Under the Prevent agenda, the Government now seeks to determine in their consultation paper (as above) , that all childcare and after school providers need to register with Ofsted, so that the provider is not only known to the authorities for DBS measures, but also so that the values of the organisation can be aligned to what could be determined as British Values. Yet British Values according to whom, actually thats not the point, the point is that even the organisations that have sought to create positive places and safe spaces with young people, were even spaces that young people flourish in a broad number of ways, and defined their practices in accordance with a range of values; whether Christian values, Muslim Values , youth & community work values and principles, are now under threat from a government that want to control what these values might be. And what could be the result ? – the gradual subliminal shaping of value based organisations to adopt new managerialism, and further controls and bureaucracy and conduits of government ideology akin to the third sectors organisations who travailed that slope over the last 20 years and the legal threat of compliance.
All done within a discourse of fear, where the reaction is tighter control and regulation for what is deemed a common necessity and common sense, or at least that is what the rhetoric around it might suggest.
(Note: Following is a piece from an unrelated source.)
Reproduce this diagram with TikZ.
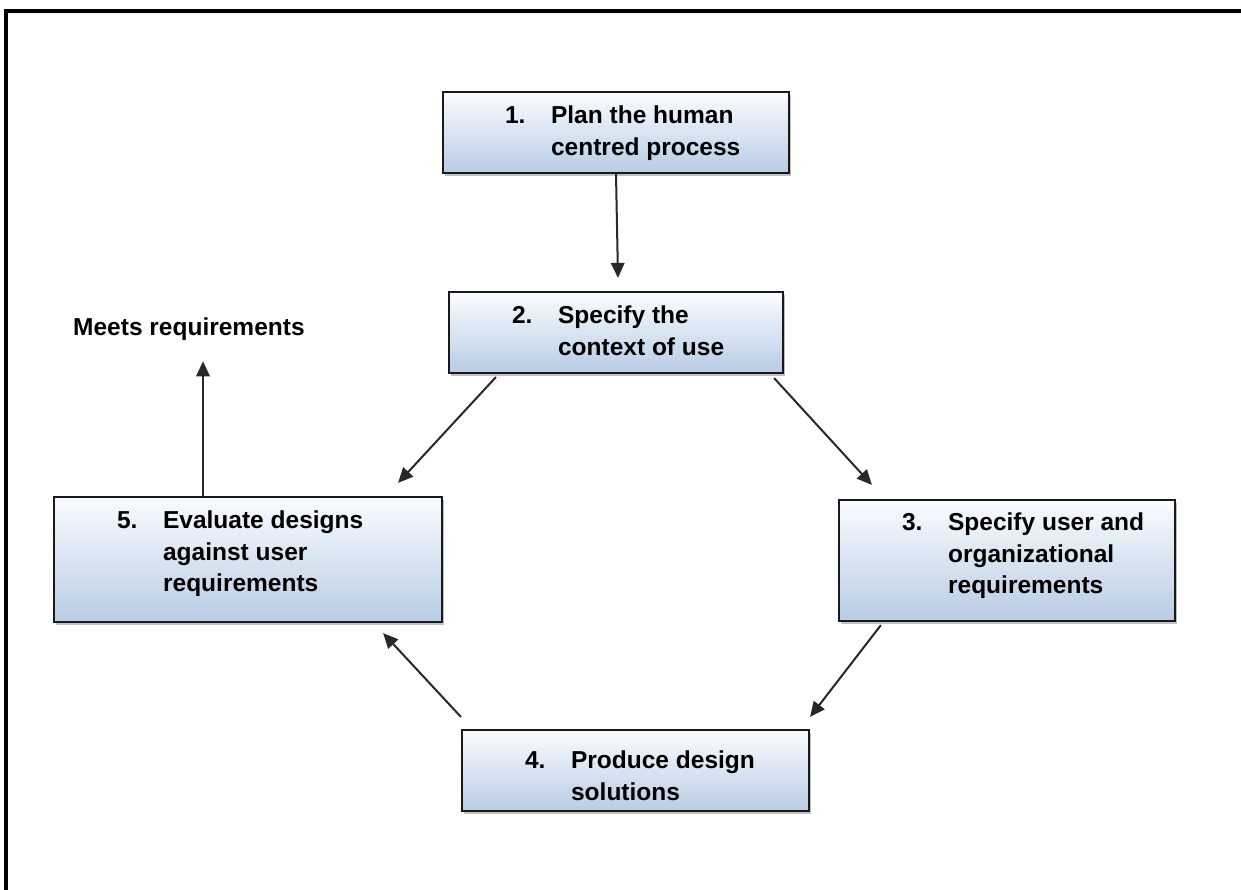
\documentclass[tikz,border=0pt]{standalone}
\usepackage{fontspec}
\setmainfont{Liberation Sans}
\usetikzlibrary{arrows.meta,calc,shadows}
\definecolor{boxtop}{RGB}{250,252,255}
\definecolor{boxbot}{RGB}{184,204,228}
\definecolor{boxline}{RGB}{25,25,25}
\definecolor{arrowgray}{RGB}{40,40,40}
% number column followed by the step text, first baseline on top
\newcommand\stagetext[2]{\begin{tabular}[t]{@{}p{46pt}@{}l@{}}#1&#2\end{tabular}}
\begin{document}
\begin{tikzpicture}[x=1pt,y=-1pt,
  box/.style={draw=boxline, line width=2.2pt, top color=boxtop, bottom color=boxbot,
    drop shadow={shadow xshift=2pt, shadow yshift=-3pt, opacity=0.35, fill=black!70},
    inner sep=0pt},
  lbl/.style={anchor=base west, inner sep=0pt,
    font=\fontsize{24.5}{31.5}\selectfont\bfseries, text=black},
  flow/.style={draw=arrowgray, line width=2pt,
    -{Triangle[length=15pt,width=13.5pt]}}]
\useasboundingbox (0,0) rectangle (1241,890);

% frame (top and left edges)
\draw[line width=4pt, black] (6,890) -- (6,11.5) -- (1241,11.5);

% process boxes
\node[box, minimum width=346pt, minimum height=81pt]  (b1) at (616,132.5) {};
\node[box, minimum width=334pt, minimum height=81pt]  (b2) at (616,332.5) {};
\node[box, minimum width=336pt, minimum height=121pt] (b3) at (1007,560.5) {};
\node[box, minimum width=347pt, minimum height=81pt]  (b4) at (635.5,770.5) {};
\node[box, minimum width=388pt, minimum height=125pt] (b5) at (248,559.5) {};

% box texts
\node[lbl] (t1) at ($(b1.north west)+(63,33)$)
  {\stagetext{1.}{Plan the human\\&centred process}};
\node[lbl] (t2) at ($(b2.north west)+(64,33)$)
  {\stagetext{2.}{Specify the\\&context of use}};
\node[lbl] (t3) at ($(b3.north west)+(64,32)$)
  {\stagetext{3.}{Specify user and\\&organizational\\&requirements}};
\node[lbl] (t4) at ($(b4.north west)+(64,40)$)
  {\stagetext{4.}{Produce design\\&solutions}};
\node[lbl] (t5) at ($(b5.north west)+(64,33)$)
  {\stagetext{5.}{Evaluate designs\\&against user\\&requirements}};

% outcome label
\node[lbl] (m) at (73,335) {Meets requirements};

% flow arrows
\draw[flow] (b1.south) -- ($(b2.north)+(2,-13)$);
\draw[flow] ($(b2.south west)+(48,3)$) -- ($(b5.north east)+(-45,-13)$);
\draw[flow] ($(b2.south east)+(-10,4)$) -- ($(b3.north west)+(34,-14)$);
\draw[flow] ($(b3.south west)+(43,3)$) -- ($(b4.north east)+(0,-12)$);
\draw[flow] ($(b4.north west)+(0,-12)$) -- ($(b5.south east)+(-60,10)$);
\draw[flow] ($(b5.north)+(-45,0)$) -- ($(m.south west)+(130,21)$);
\end{tikzpicture}
\end{document}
Ord (2012) suggests that both policy agenda and leadership agenda- or at least their discourses need to be critiqued and challenged. The policies themselves have power to shape the language and thus the discourse about the work, and bring in the realities of the work that they have to prescribe. Ord goes on to say how this occurs in teaching. Policies including inspections and Ofsted seek to ensure adherence to government policy and this again moves accountability away from the youth and community it seeks to serve. (p64; ord 2010)
So, whilst the rhetoric of the government, and its policies have emphasised the importance of community –stare partnerships and a reduced state involvement in its neo liberal ideology, the emphasis on control via public bodies like the Charities commission , the rhetoric of social and partnership policy and the world of funding (which accentuate bureaucratic hierarchical organisations) and no also recommendations of values, of centralised control, regulation and inspection will have a direct impact upon organisational policies, and the nature of an organisation, especially in how it relates to its community, according to its core values.
Yet community organisations that have adapted to changes, akin to the organism metaphor, have found themselves more at risk of becoming conduits for government ideology. Ord argues that any meaningful resistance will come from how organisations such as youthwork are managed within their political context .However now even organisations that have resisted interference (with strong values culture) will be enforced to comply legally with this new policy and adapt local organisational policies and governance as a result, and how might resistance be possible within controlled British Values?